Toponymy is the study of place names, their origins, meanings, use, and typology. It is a branch of onomastics and involves understanding cultural, historical, and linguistic elements associated with geographic locations.

In Depth Explanation of Toponymy

Toponymy derives from the Greek words 'topos' meaning place and 'onoma' meaning name. Scholars believe that the practice of toponymy dates back to ancient civilizations, where naming places was crucial for identification, navigation, and territorial claims. The first significant use of toponymy can be linked to early explorers and cartographers who cataloged and mapped new territories. In modern times, toponymy remains vital in geographic information systems (GIS), cultural studies, and historical research.

Toponyms give invaluable insights into the history and culture of a region. Historical toponyms might reflect the legacy of earlier societies, religions, or languages. For example, many places in the United States have Native American, Spanish, French, and English names that reflect the diverse cultural history of the country. Although some old names are preserved, modern toponymy may adapt or change place names to reflect contemporary language use and geopolitical changes.
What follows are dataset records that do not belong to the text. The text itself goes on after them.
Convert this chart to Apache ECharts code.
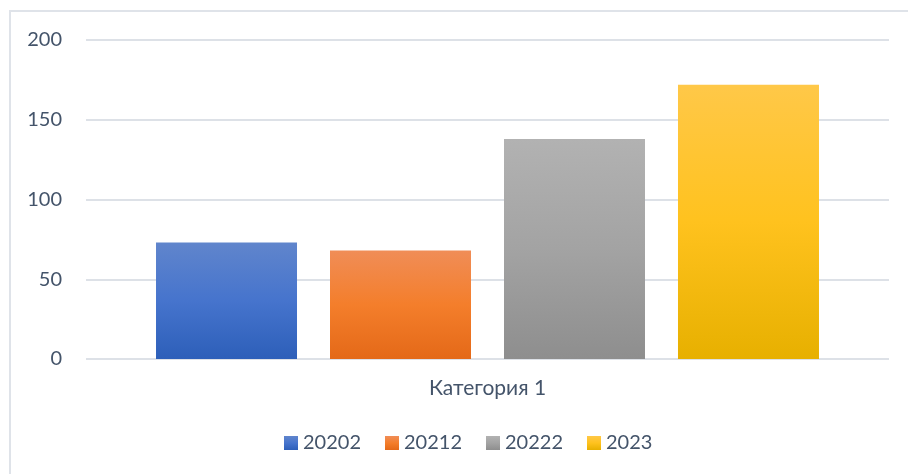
<!DOCTYPE html>
<html>
<head>
<meta charset="utf-8">
<script src="https://cdn.jsdelivr.net/npm/echarts@6/dist/echarts.min.js"></script>
<style>
  html, body { margin: 0; padding: 0; background: #fff; }
  #frame { position: absolute; left: 9px; top: 10px; width: 899px; height: 464px;
           border-top: 2px solid #dfe3e9; border-left: 2px solid #dfe3e9; box-sizing: border-box; }
  #chart { position: absolute; left: 0; top: 0; width: 908px; height: 474px; }
</style>
</head>
<body>
<div id="frame"></div>
<div id="chart"></div>
<script>
const categories = ['Категория 1']
const seriesNames = ['20202', '20212', '20222', '2023']
const seriesValues = [[73], [68], [138], [172]]
const yTicks = [0, 50, 100, 150, 200]

// top / middle / bottom of each bar's gradient
const gradients = [
  ['#6085cc', '#4674cd', '#2d5fb9'],
  ['#f08d57', '#f47e2b', '#e46918'],
  ['#b2b2b2', '#a3a3a3', '#8e8e8e'],
  ['#ffc848', '#ffc21e', '#e7b000']
]

const textColor = '#44546a'
const font = 'Lato, "Open Sans", sans-serif'

const chartDom = document.getElementById('chart')
const myChart = echarts.init(chartDom)

const grad = c => new echarts.graphic.LinearGradient(0, 0, 0, 1, [
  { offset: 0, color: c[0] },
  { offset: 0.5, color: c[1] },
  { offset: 1, color: c[2] }
])

const option = {
  animation: false,
  textStyle: { fontFamily: font },
  grid: { left: 86, right: 19, top: 40, bottom: 115 },
  legend: {
    bottom: 16,
    left: 279,
    itemWidth: 14,
    itemHeight: 14,
    itemGap: 24,
    icon: 'rect',
    textStyle: { color: textColor, fontSize: 20, fontFamily: font },
    data: seriesNames
  },
  xAxis: {
    type: 'category',
    data: categories,
    axisLine: { show: false },
    axisTick: { show: false },
    axisLabel: { color: textColor, fontSize: 21, margin: 19 }
  },
  yAxis: {
    type: 'value',
    min: yTicks[0],
    max: yTicks[yTicks.length - 1],
    interval: 50,
    axisLine: { show: false },
    axisTick: { show: false },
    axisLabel: { color: textColor, fontSize: 20, margin: 24 },
    splitLine: { lineStyle: { color: '#dde1e7', width: 2 } }
  },
  series: seriesNames.map((name, i) => ({
    name: name,
    type: 'bar',
    data: seriesValues[i],
    barWidth: 141,
    barGap: '23.4%',
    itemStyle: { color: grad(gradients[i]) }
  }))
}
option && myChart.setOption(option)
</script>
</body>
</html>
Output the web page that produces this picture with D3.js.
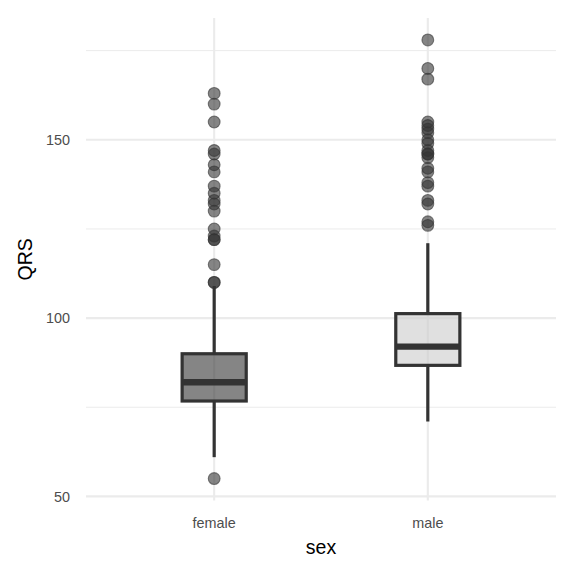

A Practical Example of Toponymy

One prominent example of toponymy is the city of New York, originally named 'New Amsterdam' by Dutch settlers in 1624. When the British took control in 1664, they renamed it New York in honor of the Duke of York. This change in toponymy illustrates political shifts and cultural influence. Additionally, many New York neighborhoods retain their historical names, such as Harlem (originally Haarlem), providing a living record of the city's layered history and diverse cultural influences.